The Making of Pattern

Toward the end of the conversation, Grede brought up a common assumption about Pattern’s origins. “You self-funded this brand, right?” she asked.

“I did not,” Ross replied.

Grede pushed further. “I thought you— you self-funded? You raised money?”

Ross explained, “I found business partners and they —” before Grede interrupted again, surprised that Ross hadn’t used her own money. Ross clarified, “I purposely did not. Someone told me early on not to use my own money. I will also tell you: I’m a Black actress in Hollywood. I did not have that money to use.”

Grede acknowledged the disconnect between perception and reality.

“Well, that is not the idea that everybody has of you. Yeah, I would imagine that you could just, you know, start a brand and you’d be fine— you’d just take your own money and do that,” she stated in disbelief.

“No,” Ross replied.

Despite her high-profile roles in “Girlfriends” and “Black-ish,” Ross is part of a broader group of Black actresses like Viola Davis, Mo’Nique, Gabrielle Union, and Taraji P. Henson, who’ve spoken out about Hollywood’s pay inequity. Davis has long highlighted the disparity, noting that although her career mirrors those of major white actresses, her compensation and opportunities have not.

“People say, ‘You’re a Black Meryl Streep.’ Pay me what I’m worth,” the “Fences” actress famously said.

Instead of investing her own savings or giving up large equity stakes to venture capital firms, she built a funding model based on her concept’s strength rather than her bank account.

When Grede asked if she regretted not self-funding, Ross was firm.

“Not at all. I’m a majority owner.” She explained the structure she secured with her partners, including the Beach House Group: “I have full creative control, and I am the majority owner of the company. The difference is: I brought this fully fledged idea to my business partners, and when I brought it to them, I already had retail partners.”

By the time Ross sought outside support, Pattern wasn’t just an idea. It was a validated brand with product development underway and distribution interest. Instead of approaching investors from a position of need, she approached them with proof of concept and undeniable market demand. That allowed her to maintain control while leveraging partner expertise to scale.

Ross spent nearly a decade shaping her vision, identifying a major gap in the beauty market for curly, coily, and tightly textured hair.
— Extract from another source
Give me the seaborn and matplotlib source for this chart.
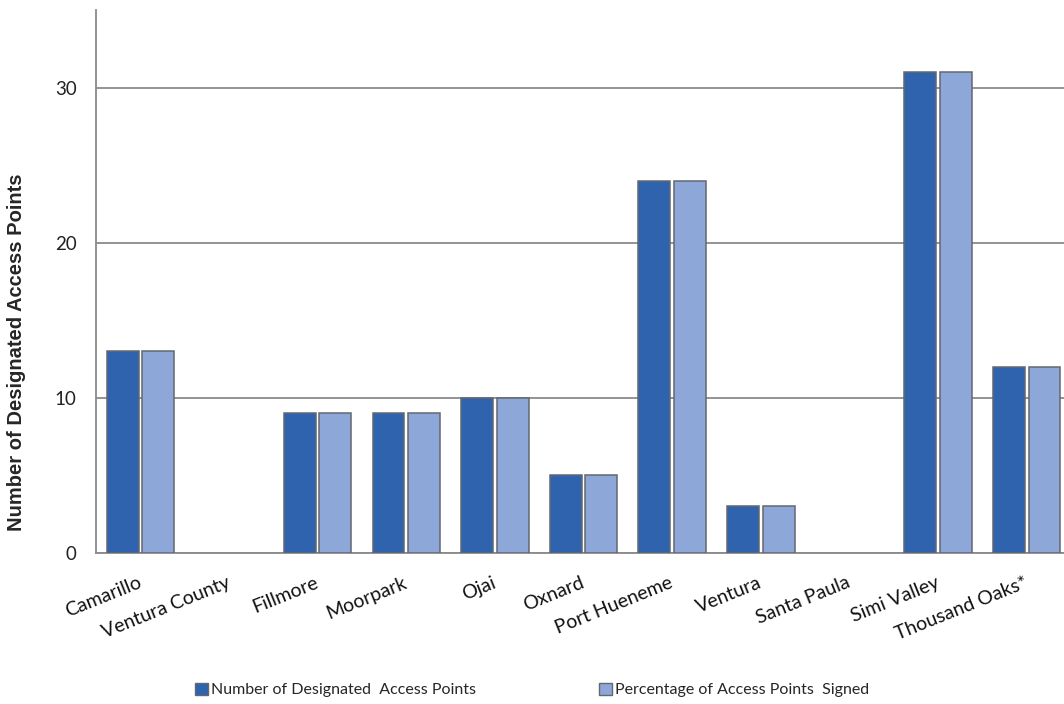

Many investors initially dismissed her.

“They didn’t understand why an actress would have anything to share in the hair space,” she recalled in a 2023 interview with Fortune.

Still, she moved forward, funding early chemist work herself and confirming what she already suspected: most mainstream formulations centered on straight or silky textures.

Pattern launched in 2019 with major retail partnerships and quickly became a standout success, validating Ross’s instincts and long-term strategy.

“I really love being founder and CEO, and I have my arms wrapped completely around marketing, PD, narrative, you know, which package—just all of it,” she said. She added that she has a co-CEO who handles operations and shared services, but most of the company remains in-house with 47 employees.

Tracee Ellis Ross didn’t follow the typical celebrity startup script. It seems she has rewritten it, showing that the strongest power move isn’t cutting the check, but owning the vision.